A machine learning based method for predicting the shear strength of Fiber-Reinforced Concrete joints in precast segmental bridges

Abstract

The utilization of Fiber-reinforced concrete (FRC) in the construction of Precast segmental concrete bridges (PSCBs) is progressively increasing. The design of joints among precast members can considerably impact the overall integrity and safety of the structure. Consequently, accurately estimating the shear capacities of FRC joints has become critical for evaluating the safety of PSCBs structures. However, the effectiveness and efficiency of formulas or models intended for prediction of the shear capacities of joints with normal concrete are unknown in predicting the shear capacities of FRC joints.

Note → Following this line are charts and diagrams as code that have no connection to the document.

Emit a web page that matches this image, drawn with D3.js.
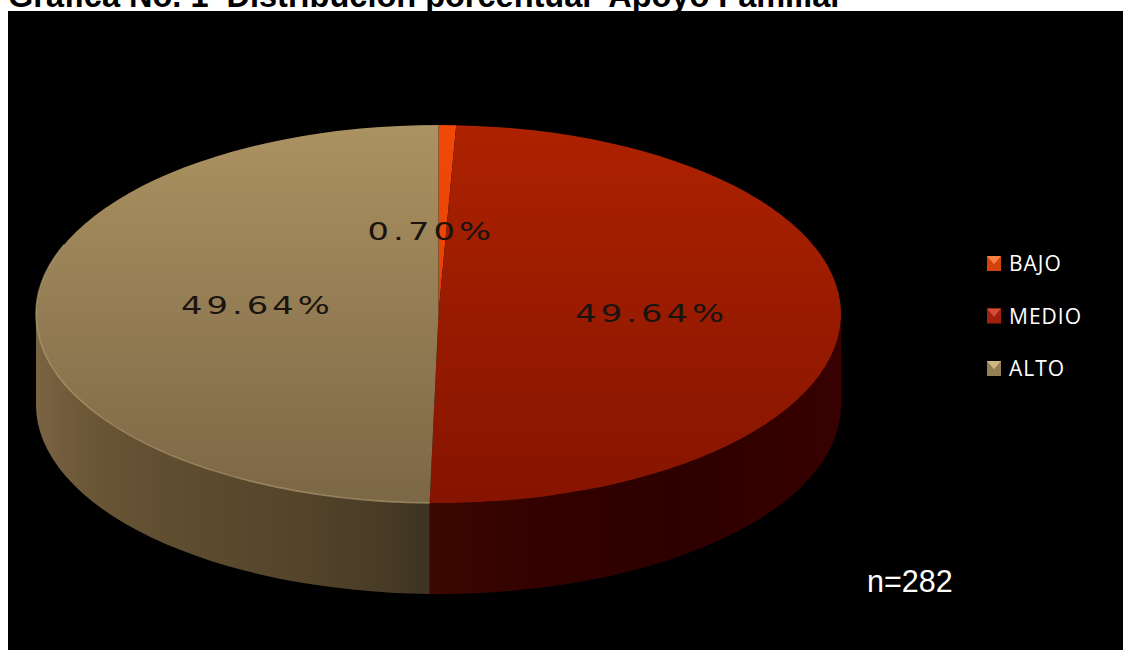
<!DOCTYPE html>
<html>
<head>
<meta charset="utf-8">
<script src="https://cdn.jsdelivr.net/npm/d3@7"></script>
<style>
  html, body { margin: 0; padding: 0; background: #ffffff; }
  svg { display: block; }
</style>
</head>
<body>
<svg id="chart" width="1131" height="650"></svg>
<script>
// ---- data ----
const categories = ["BAJO", "MEDIO", "ALTO"];
const values = [0.70, 49.64, 49.64];
const labels = ["0.70%", "49.64%", "49.64%"];
const title = "Gráfica No. 1  Distribución porcentual  Apoyo Familiar";
const note = "n=282";

// ---- layout / style ----
const W = 1131, H = 650;
const cx = 438.5, cy = 314, rx = 402.5, ry = 189, depth = 91;
const topColors = [["#f04a0a", "#d83a00"], ["#ad2200", "#861400"], ["#ab9261", "#7c6746"]];
const legendBase = ["#d4420c", "#a2200e", "#958055"];
const legendLight = ["#ff8a52", "#e2553e", "#d8c18e"];
const labelFactor = [0.43, 0.53, 0.45];
const labelShift = [[-11, 7], [0, 5], [0, 1]];

const svg = d3.select("#chart");
const defs = svg.append("defs");

// title (partially cut at top, as in the original)
svg.append("text")
  .attr("x", 8).attr("y", 7)
  .attr("font-family", "Liberation Sans, Arial, sans-serif")
  .attr("font-weight", "bold")
  .attr("font-size", 32.5)
  .attr("fill", "#000")
  .attr("xml:space", "preserve")
  .style("white-space", "pre")
  .text(title);

// black chart area
svg.append("rect").attr("x", 8).attr("y", 11).attr("width", 1115).attr("height", H - 11).attr("fill", "#000");

const pie = d3.pie().sort(null).value(d => d)(values);

function pt(a, dy = 0, f = 1) {
  return [cx + f * rx * Math.sin(a), cy - f * ry * Math.cos(a) + dy];
}

// gradients for top surfaces
categories.forEach((c, i) => {
  const g = defs.append("linearGradient").attr("id", "top" + i)
    .attr("gradientUnits", "userSpaceOnUse")
    .attr("x1", 0).attr("y1", cy - ry).attr("x2", 0).attr("y2", cy + ry);
  g.append("stop").attr("offset", 0).attr("stop-color", topColors[i][0]);
  g.append("stop").attr("offset", 1).attr("stop-color", topColors[i][1]);
});

// side gradients (horizontal)
const sideStops = [
  [["0", "#6a2000"], ["1", "#4a1000"]],
  [["0", "#3c0700"], ["0.25", "#330200"], ["0.6", "#2d0000"], ["1", "#370100"]],
  [["0", "#7a6443"], ["0.12", "#6c5737"], ["0.35", "#5f4d30"], ["0.6", "#56462b"], ["0.85", "#4b3e27"], ["1", "#3e3322"]]
];
const sideX = [[cx - 20, cx + 20], [cx - 10, cx + rx], [cx - rx, cx - 10]];
categories.forEach((c, i) => {
  const g = defs.append("linearGradient").attr("id", "side" + i)
    .attr("gradientUnits", "userSpaceOnUse")
    .attr("x1", sideX[i][0]).attr("y1", 0).attr("x2", sideX[i][1]).attr("y2", 0);
  sideStops[i].forEach(s => g.append("stop").attr("offset", s[0]).attr("stop-color", s[1]));
});

// sides (front half only)
pie.forEach((d, i) => {
  const s = Math.max(d.startAngle, Math.PI / 2);
  const e = Math.min(d.endAngle, 3 * Math.PI / 2);
  if (e <= s) return;
  const p0 = pt(s), p1 = pt(e), q1 = pt(e, depth), q0 = pt(s, depth);
  const path = `M${p0}A${rx},${ry} 0 0 1 ${p1}L${q1}A${rx},${ry} 0 0 0 ${q0}Z`;
  svg.append("path").attr("d", path).attr("fill", `url(#side${i})`);
});

// top surfaces
pie.forEach((d, i) => {
  const p0 = pt(d.startAngle), p1 = pt(d.endAngle);
  const large = (d.endAngle - d.startAngle) > Math.PI ? 1 : 0;
  const path = `M${cx},${cy}L${p0}A${rx},${ry} 0 ${large} 1 ${p1}Z`;
  svg.append("path").attr("d", path).attr("fill", `url(#top${i})`);
});

// rim highlight on the front edge of the light slice
{
  const d = pie[2];
  const s = d.startAngle, e = Math.min(d.endAngle, 1.62 * Math.PI);
  svg.append("path")
    .attr("d", `M${pt(s)}A${rx},${ry} 0 0 1 ${pt(e)}`)
    .attr("fill", "none").attr("stroke", "#c8b080").attr("stroke-opacity", 0.55).attr("stroke-width", 1.5);
}

// labels (wide geometric look: horizontally stretched)
pie.forEach((d, i) => {
  const m = (d.startAngle + d.endAngle) / 2;
  const p = pt(m, 0, labelFactor[i]);
  svg.append("g")
    .attr("transform", `translate(${p[0] + labelShift[i][0]},${p[1] + labelShift[i][1]}) scale(1.35,1)`)
    .append("text")
    .attr("text-anchor", "middle")
    .attr("font-family", "DejaVu Sans, sans-serif")
    .attr("font-size", 25)
    .attr("letter-spacing", 3)
    .attr("fill", "#1a1410")
    .text(labels[i]);
});

// legend
const lg = svg.append("g");
categories.forEach((c, i) => {
  const y = 256 + i * 52.5;
  const x = 987;
  const s = 15;
  lg.append("rect").attr("x", x).attr("y", y).attr("width", s - 1).attr("height", s).attr("fill", legendBase[i]);
  lg.append("path").attr("d", `M${x},${y}L${x + s - 1},${y}L${x + (s - 1) / 2},${y + s * 0.55}Z`).attr("fill", legendLight[i]).attr("opacity", 0.85);
  lg.append("text")
    .attr("x", 1009).attr("y", y + 15)
    .attr("font-family", "Open Sans, sans-serif")
    .attr("font-size", 21)
    .attr("letter-spacing", 1)
    .attr("fill", "#ffffff")
    .text(c);
});

// n note
svg.append("text")
  .attr("x", 867).attr("y", 592)
  .attr("font-family", "Liberation Sans, Arial, sans-serif")
  .attr("font-size", 30.5)
  .attr("fill", "#ffffff")
  .text(note);
</script>
</body>
</html>
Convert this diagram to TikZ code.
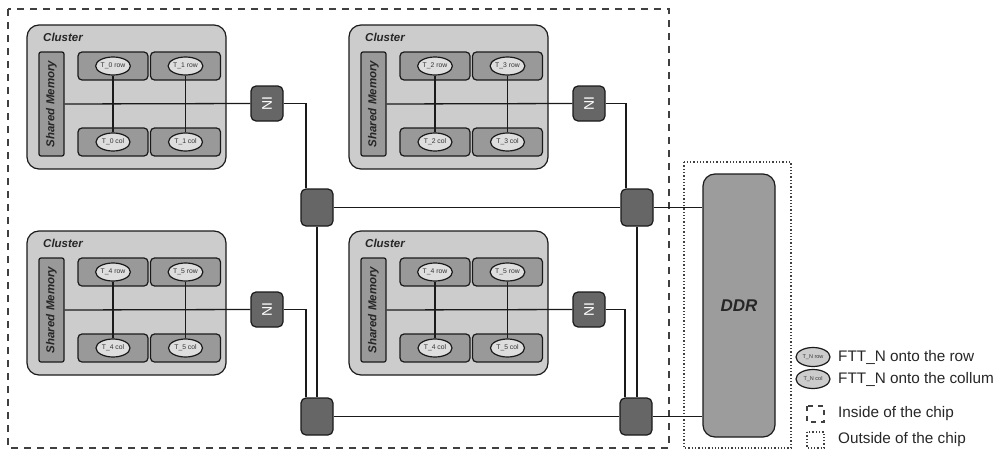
\documentclass[tikz,border=0pt]{standalone}
\usepackage{fontspec}
\setmainfont{Liberation Sans}
\usetikzlibrary{calc,shapes.geometric}
\definecolor{clfill}{HTML}{CCCCCC}
\definecolor{boxfill}{HTML}{999999}
\definecolor{ellfill}{HTML}{DEDEDE}
\definecolor{nifill}{HTML}{666666}
\definecolor{ddrfill}{HTML}{9C9C9C}
\definecolor{linec}{HTML}{1A1A1A}
\definecolor{bordc}{HTML}{404040}
\definecolor{smalltext}{HTML}{333333}
\tikzset{
  clusterbox/.style={draw=linec, line width=1.2pt, fill=clfill, rounded corners=12pt, minimum width=199pt, minimum height=144pt, inner sep=0pt},
  cltitle/.style={font=\fontsize{11.5}{13}\selectfont\bfseries\itshape, text=black!85, inner sep=0pt},
  smbox/.style={draw=linec, line width=1.2pt, fill=boxfill, rounded corners=2pt, minimum width=25pt, minimum height=104pt, inner sep=0pt},
  smtext/.style={font=\fontsize{11.5}{13}\selectfont\bfseries\itshape, text=black!85, rotate=90, inner sep=0pt},
  tbox/.style={draw=linec, line width=1.2pt, fill=boxfill, rounded corners=4pt, minimum width=70pt, minimum height=28pt, inner sep=0pt},
  ell/.style={ellipse, draw=linec, line width=1.2pt, fill=ellfill, minimum width=34pt, minimum height=18pt, inner sep=0pt, font=\fontsize{6.8}{7}\selectfont, text=smalltext},
  lell/.style={ellipse, draw=linec, line width=1.2pt, fill=clfill, minimum width=34pt, minimum height=19pt, inner sep=0pt, font=\fontsize{5.5}{6}\selectfont, text=smalltext},
  nibox/.style={draw=linec, line width=1.2pt, fill=nifill, rounded corners=5pt, minimum width=32pt, minimum height=35pt, inner sep=0pt},
  nitext/.style={font=\fontsize{14}{16}\selectfont, text=white, rotate=90, inner sep=0pt},
  router/.style={draw=linec, line width=1.2pt, fill=nifill, rounded corners=5pt, minimum width=32pt, minimum height=37pt, inner sep=0pt},
  ddrbox/.style={draw=linec, line width=1.2pt, fill=ddrfill, rounded corners=12pt, minimum width=72pt, minimum height=263pt, inner sep=0pt, font=\fontsize{17}{20}\selectfont\bfseries\itshape, text=black!85},
  conn/.style={draw=linec, line width=1.3pt},
  chipborder/.style={draw=bordc, line width=1.2pt, dash pattern=on 7pt off 6pt},
  outborder/.style={draw=bordc, line width=1.2pt, dash pattern=on 1.3pt off 2pt},
  legtext/.style={font=\fontsize{15.3}{18}\selectfont, text=black!85, anchor=west, inner sep=0pt},
}
\newcommand{\mycluster}[7]{%
\begin{scope}[shift={(#1,#2)}]
  \node[clusterbox] (#3) at (99.5,72) {};
  \node[cltitle, anchor=west] (#3-t) at (16,12) {Cluster};
  \node[smbox] (#3-sm) at (24.5,79) {};
  \node[smtext] (#3-smt) at (24.5,79) {Shared Memory};
  \node[tbox] (#3-b1) at (86,41) {};
  \node[tbox] (#3-b2) at (158.5,41) {};
  \node[tbox] (#3-b3) at (86,117) {};
  \node[tbox] (#3-b4) at (158.5,117) {};
  \node[ell] (#3-e1) at (86,41) {#4};
  \node[ell] (#3-e2) at (158.5,41) {#5};
  \node[ell] (#3-e3) at (86,117) {#6};
  \node[ell] (#3-e4) at (158.5,117) {#7};
  \node[nibox] (#3-ni) at (240,78.5) {};
  \node[nitext] (#3-nit) at (240,78.5) {NI};
  \draw[conn] (#3-sm.east) -- (#3-ni.west);
  \draw[conn] (#3-e1.south) -- (#3-e3.north);
  \draw[conn] (#3-e2.south) -- (#3-e4.north);
\end{scope}}
\begin{document}
\begin{tikzpicture}[x=1pt,y=-1pt]
\useasboundingbox (0,0) rectangle (997,450);
% chip border
\coordinate (chipA) at (8,9);
\coordinate (chipB) at (669,448);
\draw[chipborder] (chipA) rectangle (chipB);
% outside border
\coordinate (outA) at (684,162);
\coordinate (outB) at (791,448);
\draw[outborder] (outA) rectangle (outB);

\mycluster{27}{25}{tl}{T\_0 row}{T\_1 row}{T\_0 col}{T\_1 col}
\mycluster{349}{25}{tr}{T\_2 row}{T\_3 row}{T\_2 col}{T\_3 col}
\mycluster{27}{231}{bl}{T\_4 row}{T\_5 row}{T\_4 col}{T\_5 col}
\mycluster{349}{231}{br}{T\_4 row}{T\_5 row}{T\_4 col}{T\_5 col}

% routers
\node[router] (rtl) at (317,207.5) {};
\node[router] (rtr) at (637,207.5) {};
\node[router] (rbl) at (317,416.5) {};
\node[router] (rbr) at (636,416.5) {};

% DDR
\node[ddrbox] (ddr) at (739,305.5) {DDR};

% connectors
\draw[conn] (tl-ni.east) -| ($(rtl.north)+(-11,0)$);
\draw[conn] (bl-ni.east) -| ($(rbl.north)+(-11,0)$);
\draw[conn] (tr-ni.east) -| ($(rtr.north)+(-11,0)$);
\draw[conn] (br-ni.east) -| ($(rbr.north)+(-11,0)$);
\draw[conn] (rtl.east) -- (rtr.west);
\draw[conn] (rbl.east) -- (rbr.west);
\draw[conn] (rtl.south) -- (rbl.north);
\draw[conn] (rtr.south) -- (rtr.south |- rbr.north);
\draw[conn] (rtr.east) -- (rtr.east -| ddr.west);
\draw[conn] (rbr.east) -- (rbr.east -| ddr.west);

% legend
\node[lell] (lg1) at (813,357) {T\_N row};
\node[legtext] (lg1t) at (838,357) {FTT\_N onto the row};
\node[lell] (lg2) at (813,379) {T\_N col};
\node[legtext] (lg2t) at (838,379) {FTT\_N onto the collum};
\coordinate (lg3a) at (807,406);
\coordinate (lg3b) at (824,422);
\draw[draw=bordc, line width=1.2pt, dash pattern=on 5pt off 5pt] (lg3a) rectangle (lg3b);
\node[legtext] (lg3t) at (838,414) {Inside of the chip};
\coordinate (lg4a) at (807,432);
\coordinate (lg4b) at (824,448);
\draw[outborder] (lg4a) rectangle (lg4b);
\node[legtext] (lg4t) at (838,440) {Outside of the chip};
\end{tikzpicture}
\end{document}
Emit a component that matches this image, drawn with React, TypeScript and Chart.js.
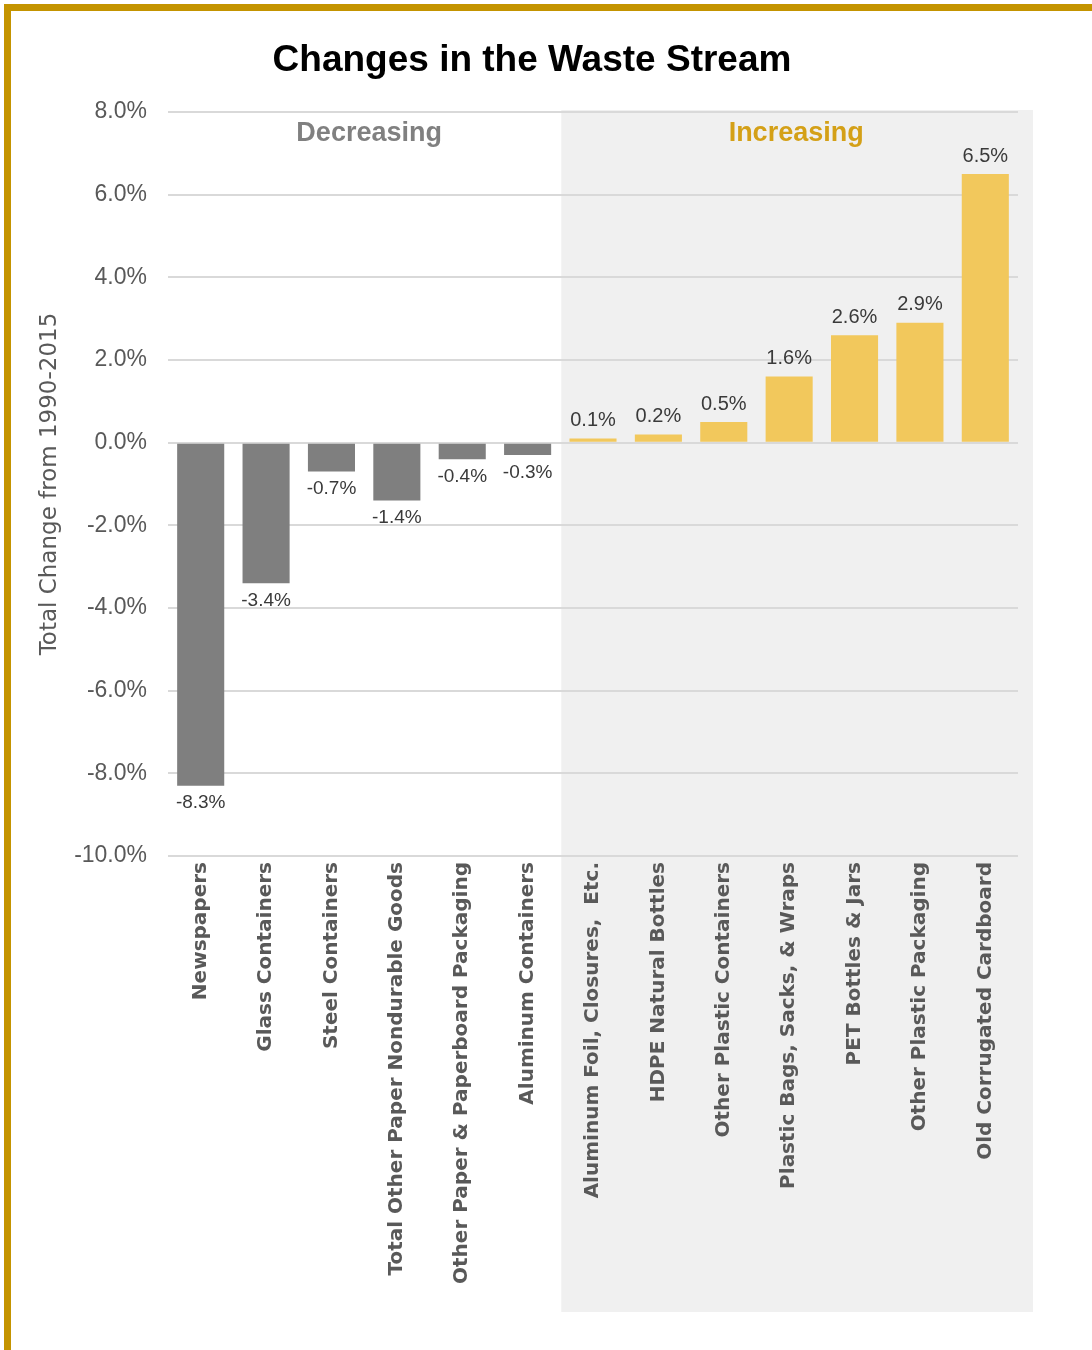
import React, { useEffect, useRef } from 'react';
import { Chart, registerables } from 'chart.js';

Chart.register(...registerables);

const chartTitle = 'Changes in the Waste Stream';
const yAxisTitle = 'Total Change from 1990-2015';
const groupLabels = ['Decreasing', 'Increasing'];

const categories = [
  'Newspapers',
  'Glass Containers',
  'Steel Containers',
  'Total Other Paper Nondurable Goods',
  'Other Paper & Paperboard Packaging',
  'Aluminum Containers',
  'Aluminum Foil, Closures,  Etc.',
  'HDPE Natural Bottles',
  'Other Plastic Containers',
  'Plastic Bags, Sacks, & Wraps',
  'PET Bottles & Jars',
  'Other Plastic Packaging',
  'Old Corrugated Cardboard',
];

const changeValues = [-8.3, -3.4, -0.7, -1.4, -0.4, -0.3, 0.1, 0.2, 0.5, 1.6, 2.6, 2.9, 6.5];

const yMin = -10;
const yMax = 8;
const yStep = 2;

const GRAY_BAR = '#7f7f7f';
const GOLD_BAR = '#F2C85C';
const SHADE = '#f0f0f0';
const TEXT_GRAY = '#595959';

const W = 1064;
const H = 1330;

export default function App() {
  const canvasRef = useRef<HTMLCanvasElement | null>(null);

  useEffect(() => {
    const canvas = canvasRef.current;
    if (!canvas) return;

    const shadePlugin = {
      id: 'shadeIncreasing',
      beforeDraw(chart: any) {
        const { ctx, chartArea } = chart;
        const x = chart.scales.x;
        const half = (x.getPixelForValue(1) - x.getPixelForValue(0)) / 2;
        const left = x.getPixelForValue(6) - half + 1;
        const right = chartArea.right + 15;
        ctx.save();
        ctx.fillStyle = SHADE;
        ctx.fillRect(left, chartArea.top - 2, right - left, chart.height - 18 - (chartArea.top - 2));
        ctx.restore();
      },
    };

    const labelPlugin = {
      id: 'textLabels',
      afterDatasetsDraw(chart: any) {
        const { ctx, chartArea } = chart;
        const meta = chart.getDatasetMeta(0);
        ctx.save();
        ctx.textAlign = 'center';
        meta.data.forEach((bar: any, i: number) => {
          const v = changeValues[i];
          const txt = v.toFixed(1) + '%';
          ctx.fillStyle = '#3a3a3a';
          if (v < 0) {
            ctx.font = '19px "Liberation Sans", Arial, sans-serif';
            ctx.textBaseline = 'top';
            ctx.fillText(txt, bar.x, bar.y + 8);
          } else {
            ctx.font = '20px "Liberation Sans", Arial, sans-serif';
            ctx.textBaseline = 'bottom';
            ctx.fillText(txt, bar.x, bar.y - 8);
          }
        });
        // group labels
        const x = chart.scales.x;
        ctx.font = 'bold 27px "Liberation Sans", Arial, sans-serif';
        ctx.textBaseline = 'middle';
        ctx.fillStyle = '#808080';
        ctx.fillText(groupLabels[0], (x.getPixelForValue(2) + x.getPixelForValue(3)) / 2 + 5, chartArea.top + 22);
        ctx.fillStyle = '#D4A017';
        ctx.fillText(groupLabels[1], x.getPixelForValue(9) + 7, chartArea.top + 22);
        // title
        ctx.fillStyle = '#000000';
        ctx.font = 'bold 37px "Liberation Sans", Arial, sans-serif';
        ctx.fillText(chartTitle, chart.width / 2, 61);
        ctx.restore();
      },
    };

    const chart = new Chart(canvas, {
      type: 'bar',
      data: {
        labels: categories,
        datasets: [
          {
            data: changeValues,
            backgroundColor: changeValues.map((v) => (v < 0 ? GRAY_BAR : GOLD_BAR)),
            barPercentage: 0.72,
            categoryPercentage: 1,
          },
        ],
      },
      options: {
        responsive: false,
        animation: false,
        devicePixelRatio: 1,
        layout: { padding: { left: 0, right: 46, top: 112, bottom: 0 } },
        plugins: {
          legend: { display: false },
          title: { display: false },
          tooltip: { enabled: false },
        },
        scales: {
          x: {
            grid: { display: false, drawTicks: false },
            border: { display: false },
            ticks: {
              autoSkip: false,
              minRotation: 90,
              maxRotation: 90,
              padding: 6,
              color: TEXT_GRAY,
              font: { family: '"DejaVu Sans", sans-serif', size: 20, weight: 'bold' },
            },
            afterFit(scale: any) {
              scale.height = H - 856;
            },
          },
          y: {
            min: yMin,
            max: yMax,
            grid: { color: '#d9d9d9', lineWidth: 2, drawTicks: false },
            border: { display: false },
            ticks: {
              stepSize: yStep,
              padding: 21,
              color: TEXT_GRAY,
              font: { family: '"Liberation Sans", Arial, sans-serif', size: 23 },
              callback: (v: any) => Number(v).toFixed(1) + '%',
            },
            title: {
              display: true,
              text: yAxisTitle,
              color: TEXT_GRAY,
              padding: { top: 36, bottom: 0 },
              font: { family: '"DejaVu Sans", sans-serif', size: 23 },
            },
            afterFit(scale: any) {
              scale.width = 168;
            },
          },
        },
      },
      plugins: [shadePlugin, labelPlugin],
    } as any);

    return () => chart.destroy();
  }, []);

  return (
    <div style={{ position: 'absolute', left: 0, top: 0, width: 1092, height: 1350, overflow: 'hidden', background: '#ffffff' }}>
      <div
        style={{
          position: 'absolute',
          left: 4,
          top: 4,
          width: 1088,
          height: 1346,
          boxSizing: 'border-box',
          borderTop: '7px solid #C49400',
          borderLeft: '7px solid #C49400',
        }}
      />
      <canvas
        ref={canvasRef}
        width={W}
        height={H}
        style={{ position: 'absolute', left: 0, top: 0, width: W, height: H }}
      />
    </div>
  );
}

In this study, the machine learning (ML) algorithms are employed to predict the ultimate load of FRC joints, utilizing a database of 192 push-off test results. Three individual models (Lasso, SVM, and KNN) and three ensemble models (RF, GBDT, and XGBoost) were developed for estimating the ultimate load. The GridSearchCV technique was utilized for parameter optimization based on the training set, in conjunction with a five-fold cross-validation method. A comparative study revealed that the XGBoost ensemble model surpassed other models, with a predictive performance ranking as follows: XGBoost > GBDT > RF > KNN > SVM > Lasso. The best-performing XGBoost model achieved performance metrics of R2 = 0.964, MAE = 41.318 kN, RMSE = 56.760 kN, and MAPE = 14.228%. The superior reliability of the XGBoost ensemble model was further validated through comparisons with current design codes and existing models. As ML-based models are typically black-box models, the SHapley Additive exPlanations (SHAP) method was employed to explicitly link the predicted output to the inputs. Based on SHAP results, confining stress (CS), depth of shear key (D), compressive strength of concrete (fcu), total height of joints (H), and height of flat part (Hsm) recognized as the crucial parameters affecting ultimate load.